В итоге батюшка появлялся в келии совершенно мокрый от пота. Из воспоминаний Ольги Бочкаревой: «Прибегал к себе в келию за 10 минут до обеда весь мокрый и в изнеможении падал на диванчик. Матушка Мария быстро подавала ему стакан чая или лимонного морса, а также приготовленное уже чистое сухое белье для переодевания. За эти 10 минут надо было всё успеть: и выпить чая, и переодеться, и вовремя прилететь в трапезную до прихода туда наместника. После обеда из трапезной батюшка выходил последним и очень долго шел к себе в келию, так как в коридоре его „ловили“ люди, нуждающиеся в его молитвенной помощи и добром совете».
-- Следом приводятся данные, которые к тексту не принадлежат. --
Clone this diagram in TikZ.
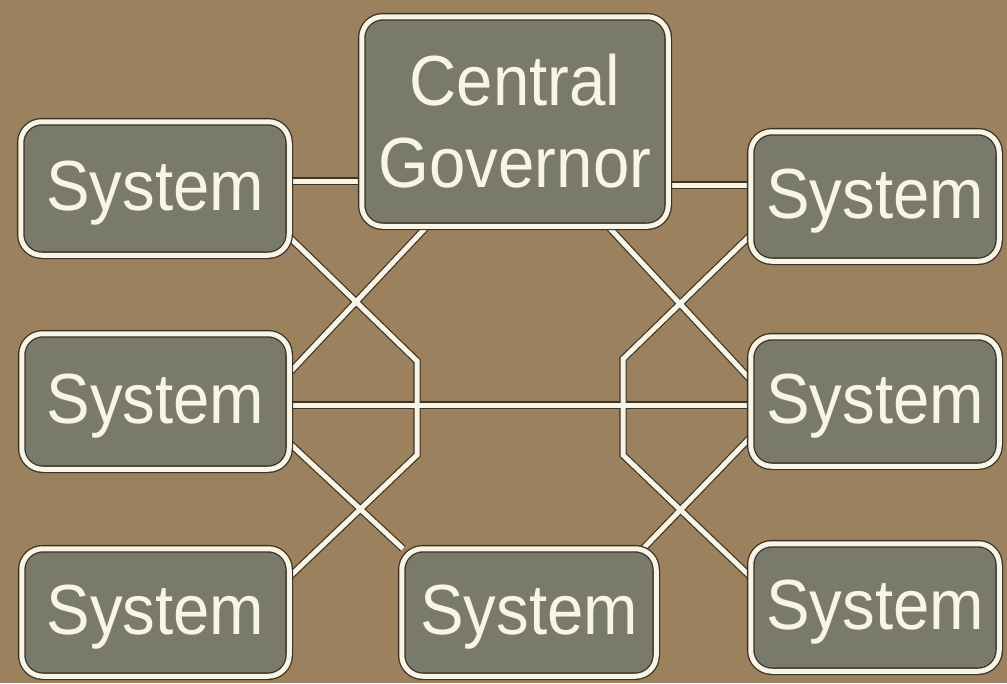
\documentclass[tikz,border=0pt]{standalone}
\usepackage{fontspec}
\setmainfont{Liberation Sans}[FakeStretch=0.92]
\definecolor{bgc}{HTML}{9C815E}
\definecolor{boxc}{HTML}{797A6B}
\definecolor{creamc}{HTML}{F8F4E6}
\definecolor{edgec}{HTML}{3B3325}
\pgfdeclarelayer{bgl}
\pgfdeclarelayer{lines}
\pgfsetlayers{bgl,lines,main}
\newcommand\myconns[1]{%
  \draw[#1] (tl.east |- 0,181) -- (cg.west |- 0,181);
  \draw[#1] (cg.east |- 0,185) -- (tr.west |- 0,185);
  \draw[#1] (ml.east |- 0,405) -- (mr.west |- 0,405);
  \draw[#1] (cg.south -| 427,0) -- (ml.east |- 0,373);
  \draw[#1] (tl.east |- 0,237) -- (l1) -- (l2) -- (bl.east |- 0,577);
  \draw[#1] (ml.east |- 0,443) -- (bc.north -| 403,0);
  \draw[#1] (cg.south -| 608,0) -- (mr.west |- 0,380);
  \draw[#1] (tr.west |- 0,235) -- (r1) -- (r2) -- (br.west |- 0,577);
  \draw[#1] (mr.west |- 0,437) -- (bc.north -| 643,0);
}
\begin{document}
\begin{tikzpicture}[x=1pt,y=-1pt,
  boxbase/.style={rounded corners=21pt, fill=boxc, draw=edgec, line width=1.3pt,
    double=creamc, double distance=5pt, inner sep=0pt, outer sep=0pt,
    text=creamc, font=\fontsize{71}{82}\selectfont, align=center},
  sysbox/.style={boxbase, text height=52pt, text depth=8pt},
  edgepass/.style={draw=edgec, line width=7.4pt, line join=miter},
  whitepass/.style={draw=creamc, line width=5pt, line join=miter}]
\useasboundingbox (0,0) rectangle (1007,683);
\begin{pgfonlayer}{bgl}
  \fill[bgc] (0,0) rectangle (1007,683);
\end{pgfonlayer}
\node[boxbase, minimum width=306.5pt, minimum height=209.5pt] (cg) at (515,121.5) {Central\\Governor};
\node[sysbox, minimum width=268.5pt, minimum height=133.5pt] (tl) at (155,188.5) {System};
\node[sysbox, minimum width=267.5pt, minimum height=135.5pt] (ml) at (155.5,401.5) {System};
\node[sysbox, minimum width=267.5pt, minimum height=127.5pt] (bl) at (155.5,612.5) {System};
\node[sysbox, minimum width=254.5pt, minimum height=127.5pt] (bc) at (529,612.5) {System};
\node[sysbox, minimum width=248.5pt, minimum height=129.5pt] (tr) at (875,196.5) {System};
\node[sysbox, minimum width=248.5pt, minimum height=129.5pt] (mr) at (875,401.5) {System};
\node[sysbox, minimum width=248.5pt, minimum height=127.5pt] (br) at (875,607.5) {System};
\coordinate (l1) at (417,361);
\coordinate (l2) at (417,455);
\coordinate (r1) at (623,359);
\coordinate (r2) at (623,455);
\begin{pgfonlayer}{lines}
  \myconns{edgepass}
  \myconns{whitepass}
\end{pgfonlayer}
\end{tikzpicture}
\end{document}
Сначала такое количество посетителей очень смущало о. Иоанна. Выразительные следы этого смущения сохранил его письменный диалог с духовником, о. Серафимом (Романцовым), датированный 1970 годом. Он свидетельствует о том, что в начале монашеского служения батюшка проходил через серьезные искушения:
«Нынешний год — это знаменательный для меня год: мое шестидесятилетие, двадцатипятилетие служения в священном сане и трехлетие пребывания моего в монастыре. Желание-то мое осуществилось, я живу в обители, но, батюшка, вынужден каяться перед Господом и Вами — монашество мое замерло, ничего не вычитывается, пятисотница забыта. Сам себе перестал принадлежать — увы! — не могу, по причине своего слабого характера, отказать тем, кто обращается ко мне со своими душевными скорбями.